The city’s pension fund is only about 22% funded and faces a $1.2 billion unfunded liability – a $200 million increase after the city Board of Investment Commissioners recently voted to lower its rate of return from 8% to 7%. A state Supreme Court ruling in 2020 also means the city will likely have to pay out up to seven years of 6%-per-year cost-of-living increases to a group of retirees who opted out of a prior settlement agreement. At the time, Elorza said the court decision would create “ballooning pension payments” for the city, but did not say how it would pay for them.
The court decision also prevents the city from renegotiating terms of pension plans with retirees when it has already locked them through a consent agreement.
Borrowing money would bring the pension fund up to 65% funding the day the bond closes, reaching 78% by 2033, according to city projections based on the current rate of return. It would also decrease the city’s annual pension payments, beginning by shaving off $10 million from its fiscal 2022 payment.
The pension fund balance was $381 million as of April.

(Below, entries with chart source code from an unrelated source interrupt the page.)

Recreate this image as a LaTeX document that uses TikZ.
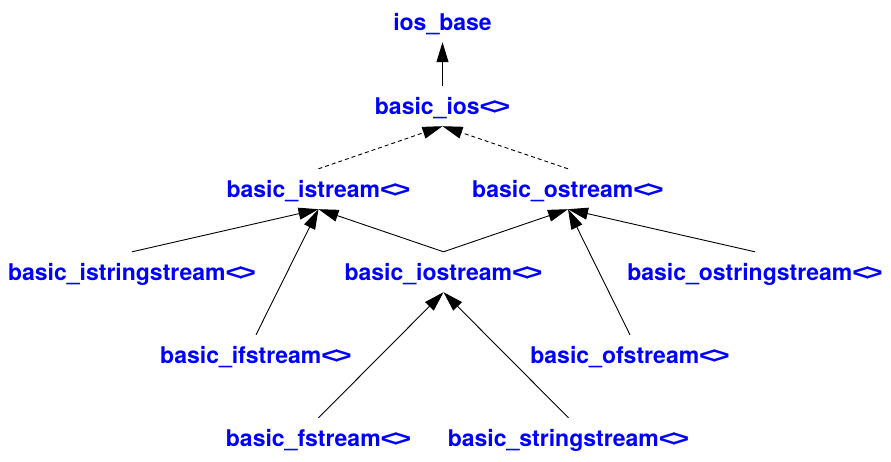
\documentclass[tikz,border=0pt]{standalone}
\usepackage{fontspec}
\setmainfont{TeX Gyre Heros}
\newfontfamily\angfont{Liberation Sans}
\usetikzlibrary{arrows.meta}

% template brackets drawn as one diamond
\newcommand{\tmplarg}{{\angfont\scalebox{1.25}[1]{<}\kern-0.14em\scalebox{1.25}[1]{>}}}

\begin{document}
\begin{tikzpicture}[
    x=1pt, y=-1pt,
    font=\fontsize{23}{27}\selectfont\bfseries,
    cls/.style={
        text=blue,
        inner sep=0pt,
        text height=16pt,
        text depth=0pt,
        minimum height=40pt
    },
    arrow/.style={line width=0.9pt, -{Triangle[length=20pt, width=12pt]}},
    weak/.style={arrow, dash pattern=on 4pt off 3pt}
]
    \useasboundingbox (0,0) rectangle (891,461);

    \node (iosbase) [cls] at (442.5,22) {ios\_base};
    \node (ios) [cls] at (442.5,106) {basic\_ios\tmplarg};

    \node (istream) [cls] at (318.5,189) {basic\_istream\tmplarg};
    \node (ostream) [cls] at (568,189) {basic\_ostream\tmplarg};

    \node (istringstream) [cls] at (132,272) {basic\_istringstream\tmplarg};
    \node (iostream) [cls] at (443.5,272) {basic\_iostream\tmplarg};
    \node (ostringstream) [cls] at (755,272) {basic\_ostringstream\tmplarg};

    \node (ifstream) [cls] at (256,355) {basic\_ifstream\tmplarg};
    \node (ofstream) [cls] at (630,355) {basic\_ofstream\tmplarg};

    \node (fstream) [cls] at (318.5,438) {basic\_fstream\tmplarg};
    \node (stringstream) [cls] at (568.5,438) {basic\_stringstream\tmplarg};

    \draw [arrow] (ios.north) -- (iosbase.south);

    \draw [weak] (istream.north) -- (ios.south);
    \draw [weak] (ostream.north) -- (ios.south);

    \draw [arrow] (istringstream.north) -- (istream.south);
    \draw [arrow] (ifstream.north) -- (istream.south);
    \draw [arrow] (iostream.north) -- (istream.south);
    \draw [arrow] (iostream.north) -- (ostream.south);
    \draw [arrow] (ostringstream.north) -- (ostream.south);
    \draw [arrow] (ofstream.north) -- (ostream.south);

    \draw [arrow] (fstream.north) -- (iostream.south);
    \draw [arrow] (stringstream.north) -- (iostream.south);

\end{tikzpicture}
\end{document}
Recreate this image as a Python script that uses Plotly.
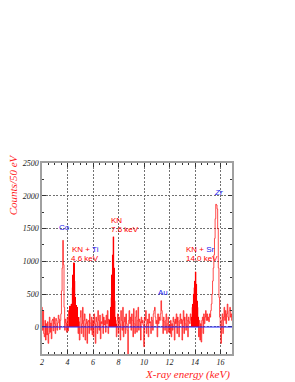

Council President John J. Igliozzi likened the city’s pension obligation to a “horrific mortgage,” saying the plan will benefit taxpayers who continue to foot the bill for increasing pension payments that raise the overall bottom line of the city’s spending plan.
The approved fiscal 2021 budget includes about $86.7 million toward the pension fund, with a proposed $93.6 million in the fiscal 2022 budget Elorza unveiled in April – the 10th year in a row the city would make the full contribution, according to Chief Finance Officer Lawrence Mancini. By 2040, the annual payment is expected to hit $227 million, Mancini said.
Historically low interest rates, combined with support from city council members, municipal unions, state lawmakers and a positive recommendation form the city’s financial advisors make this an opportune time to borrow, Elorza said. The city is looking to borrow at about a 4% interest rate, based on the recommendation from its financial advisors.
Mancini sought to dispel fears around pension obligation bonds, which can be controversial and have not always worked as intended, including a failed $90 million pension bond approved by voters in Woonsocket in 2002. After a stock market crash and poor investment decisions, Woonsocket still faced a $201 million unfunded liability plus debt repayment in fiscal 2019, according to a Fitch Ratings report in September.
New requirements around pension obligation bonds prevent those problems from happening now, Mancini said, adding that “several cities” across the country have seen success following the same approach.
Democratic Providence lawmakers, Sen. Maryellen Goodwin and Rep. Scott Slater, each expressed support for the proposal and said they intend to introduce legislation on the city’s behalf, potentially as soon as Friday.